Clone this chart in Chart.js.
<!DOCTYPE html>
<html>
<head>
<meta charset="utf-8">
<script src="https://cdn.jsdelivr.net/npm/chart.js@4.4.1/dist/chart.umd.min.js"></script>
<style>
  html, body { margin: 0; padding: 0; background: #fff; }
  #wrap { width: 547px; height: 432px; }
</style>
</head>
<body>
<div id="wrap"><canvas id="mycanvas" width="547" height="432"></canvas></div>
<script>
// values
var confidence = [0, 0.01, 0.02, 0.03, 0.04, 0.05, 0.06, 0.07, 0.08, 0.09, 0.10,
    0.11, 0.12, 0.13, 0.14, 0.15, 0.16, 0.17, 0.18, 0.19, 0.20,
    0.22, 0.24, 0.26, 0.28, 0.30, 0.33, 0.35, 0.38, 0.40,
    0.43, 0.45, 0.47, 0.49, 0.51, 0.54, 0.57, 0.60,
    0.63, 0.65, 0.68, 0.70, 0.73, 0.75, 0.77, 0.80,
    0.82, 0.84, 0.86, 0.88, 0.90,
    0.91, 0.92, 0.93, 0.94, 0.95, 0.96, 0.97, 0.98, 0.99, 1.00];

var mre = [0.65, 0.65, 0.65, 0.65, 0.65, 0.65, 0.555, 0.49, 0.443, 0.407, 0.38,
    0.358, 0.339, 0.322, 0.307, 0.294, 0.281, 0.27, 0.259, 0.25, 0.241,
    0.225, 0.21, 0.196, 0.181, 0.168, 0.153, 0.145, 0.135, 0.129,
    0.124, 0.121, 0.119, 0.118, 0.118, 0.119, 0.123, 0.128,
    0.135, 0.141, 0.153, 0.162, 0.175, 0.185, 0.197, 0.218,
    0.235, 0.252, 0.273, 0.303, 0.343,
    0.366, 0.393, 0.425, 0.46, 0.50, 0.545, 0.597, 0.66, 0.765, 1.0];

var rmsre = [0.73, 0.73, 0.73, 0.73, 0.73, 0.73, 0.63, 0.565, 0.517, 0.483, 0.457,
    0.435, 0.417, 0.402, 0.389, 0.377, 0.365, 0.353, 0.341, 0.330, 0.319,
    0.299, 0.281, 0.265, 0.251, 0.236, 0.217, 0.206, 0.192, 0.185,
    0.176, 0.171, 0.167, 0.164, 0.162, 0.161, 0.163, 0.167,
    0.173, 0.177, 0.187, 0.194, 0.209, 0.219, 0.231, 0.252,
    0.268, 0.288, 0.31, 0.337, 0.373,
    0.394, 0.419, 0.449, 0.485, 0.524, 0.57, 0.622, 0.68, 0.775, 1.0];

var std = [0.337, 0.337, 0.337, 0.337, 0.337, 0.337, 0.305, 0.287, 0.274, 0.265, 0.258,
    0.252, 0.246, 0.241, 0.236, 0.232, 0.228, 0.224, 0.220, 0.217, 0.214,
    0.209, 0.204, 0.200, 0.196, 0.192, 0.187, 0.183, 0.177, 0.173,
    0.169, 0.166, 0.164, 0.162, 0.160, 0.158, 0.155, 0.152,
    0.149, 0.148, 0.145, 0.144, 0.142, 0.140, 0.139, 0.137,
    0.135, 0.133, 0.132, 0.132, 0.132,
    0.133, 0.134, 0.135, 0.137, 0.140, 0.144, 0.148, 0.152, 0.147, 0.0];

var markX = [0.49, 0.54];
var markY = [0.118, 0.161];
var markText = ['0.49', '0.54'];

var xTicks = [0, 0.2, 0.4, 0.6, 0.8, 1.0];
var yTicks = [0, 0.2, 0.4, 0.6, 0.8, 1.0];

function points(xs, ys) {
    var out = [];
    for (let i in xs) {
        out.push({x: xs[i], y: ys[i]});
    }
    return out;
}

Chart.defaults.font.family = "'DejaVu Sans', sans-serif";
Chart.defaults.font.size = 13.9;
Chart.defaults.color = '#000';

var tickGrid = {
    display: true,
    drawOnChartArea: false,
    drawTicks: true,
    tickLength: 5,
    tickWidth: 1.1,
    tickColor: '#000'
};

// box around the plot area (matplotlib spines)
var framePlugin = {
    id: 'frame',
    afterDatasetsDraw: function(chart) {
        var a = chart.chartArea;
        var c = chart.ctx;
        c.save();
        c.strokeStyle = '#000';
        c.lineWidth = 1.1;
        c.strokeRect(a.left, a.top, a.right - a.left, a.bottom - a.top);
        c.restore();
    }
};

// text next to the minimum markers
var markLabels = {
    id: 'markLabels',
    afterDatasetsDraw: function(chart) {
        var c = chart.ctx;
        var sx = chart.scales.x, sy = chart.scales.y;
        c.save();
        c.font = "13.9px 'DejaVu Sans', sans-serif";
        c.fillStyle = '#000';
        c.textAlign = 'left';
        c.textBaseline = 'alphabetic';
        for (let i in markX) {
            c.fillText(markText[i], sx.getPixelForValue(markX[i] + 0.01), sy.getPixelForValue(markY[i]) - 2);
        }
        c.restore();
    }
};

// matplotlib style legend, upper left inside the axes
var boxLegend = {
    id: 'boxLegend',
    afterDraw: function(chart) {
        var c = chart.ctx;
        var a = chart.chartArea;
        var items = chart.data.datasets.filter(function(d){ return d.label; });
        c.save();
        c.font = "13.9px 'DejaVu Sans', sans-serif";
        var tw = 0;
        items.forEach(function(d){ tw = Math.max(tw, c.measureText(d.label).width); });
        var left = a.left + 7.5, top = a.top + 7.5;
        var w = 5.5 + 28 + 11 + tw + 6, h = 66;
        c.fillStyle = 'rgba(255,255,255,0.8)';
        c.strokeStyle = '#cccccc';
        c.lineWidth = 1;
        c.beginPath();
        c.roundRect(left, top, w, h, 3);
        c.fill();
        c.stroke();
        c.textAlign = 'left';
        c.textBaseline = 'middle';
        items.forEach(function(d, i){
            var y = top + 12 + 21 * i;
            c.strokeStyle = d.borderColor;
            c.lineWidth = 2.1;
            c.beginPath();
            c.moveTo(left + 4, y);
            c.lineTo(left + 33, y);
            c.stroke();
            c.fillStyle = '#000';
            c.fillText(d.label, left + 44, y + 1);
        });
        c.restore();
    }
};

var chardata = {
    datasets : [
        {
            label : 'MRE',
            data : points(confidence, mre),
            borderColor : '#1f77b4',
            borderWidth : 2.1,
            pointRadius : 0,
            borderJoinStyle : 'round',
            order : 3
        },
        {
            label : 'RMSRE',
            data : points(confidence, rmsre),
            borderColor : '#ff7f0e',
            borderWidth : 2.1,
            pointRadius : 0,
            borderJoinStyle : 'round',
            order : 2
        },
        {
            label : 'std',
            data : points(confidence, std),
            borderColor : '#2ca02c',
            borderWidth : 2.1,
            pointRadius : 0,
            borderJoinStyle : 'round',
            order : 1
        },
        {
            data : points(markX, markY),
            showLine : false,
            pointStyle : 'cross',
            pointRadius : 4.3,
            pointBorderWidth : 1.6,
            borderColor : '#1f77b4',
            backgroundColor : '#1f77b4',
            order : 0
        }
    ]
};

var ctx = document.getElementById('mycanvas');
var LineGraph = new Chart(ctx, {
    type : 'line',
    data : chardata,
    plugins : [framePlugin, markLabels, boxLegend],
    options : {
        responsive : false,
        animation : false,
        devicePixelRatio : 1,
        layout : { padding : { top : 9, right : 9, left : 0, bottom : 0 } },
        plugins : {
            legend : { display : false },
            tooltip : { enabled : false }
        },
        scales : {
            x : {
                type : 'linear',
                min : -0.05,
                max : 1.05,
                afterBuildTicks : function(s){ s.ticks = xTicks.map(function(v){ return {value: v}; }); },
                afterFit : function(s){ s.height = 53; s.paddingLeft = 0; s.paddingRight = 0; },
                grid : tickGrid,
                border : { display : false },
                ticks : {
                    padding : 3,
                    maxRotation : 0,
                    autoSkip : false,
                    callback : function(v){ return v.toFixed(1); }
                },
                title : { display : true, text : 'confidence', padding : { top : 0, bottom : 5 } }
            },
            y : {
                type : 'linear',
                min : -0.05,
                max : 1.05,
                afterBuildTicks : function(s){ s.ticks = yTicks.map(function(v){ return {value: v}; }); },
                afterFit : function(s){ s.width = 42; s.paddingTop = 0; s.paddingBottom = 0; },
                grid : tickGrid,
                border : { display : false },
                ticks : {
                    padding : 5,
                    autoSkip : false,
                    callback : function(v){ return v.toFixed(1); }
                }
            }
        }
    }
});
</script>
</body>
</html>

──────────

## Work to complete
Please write out exactly the lines from the start of the data through the line that contains "0.91, 0.92, 0.93, 0.94, 0.95, 0.96, 0.97, 0.98, 0.99, 1.00];", both ends included, and nothing else.

## Result below
Clone this chart in Chart.js.
<!DOCTYPE html>
<html>
<head>
<meta charset="utf-8">
<script src="https://cdn.jsdelivr.net/npm/chart.js@4.4.1/dist/chart.umd.min.js"></script>
<style>
  html, body { margin: 0; padding: 0; background: #fff; }
  #wrap { width: 547px; height: 432px; }
</style>
</head>
<body>
<div id="wrap"><canvas id="mycanvas" width="547" height="432"></canvas></div>
<script>
// values
var confidence = [0, 0.01, 0.02, 0.03, 0.04, 0.05, 0.06, 0.07, 0.08, 0.09, 0.10,
    0.11, 0.12, 0.13, 0.14, 0.15, 0.16, 0.17, 0.18, 0.19, 0.20,
    0.22, 0.24, 0.26, 0.28, 0.30, 0.33, 0.35, 0.38, 0.40,
    0.43, 0.45, 0.47, 0.49, 0.51, 0.54, 0.57, 0.60,
    0.63, 0.65, 0.68, 0.70, 0.73, 0.75, 0.77, 0.80,
    0.82, 0.84, 0.86, 0.88, 0.90,
    0.91, 0.92, 0.93, 0.94, 0.95, 0.96, 0.97, 0.98, 0.99, 1.00];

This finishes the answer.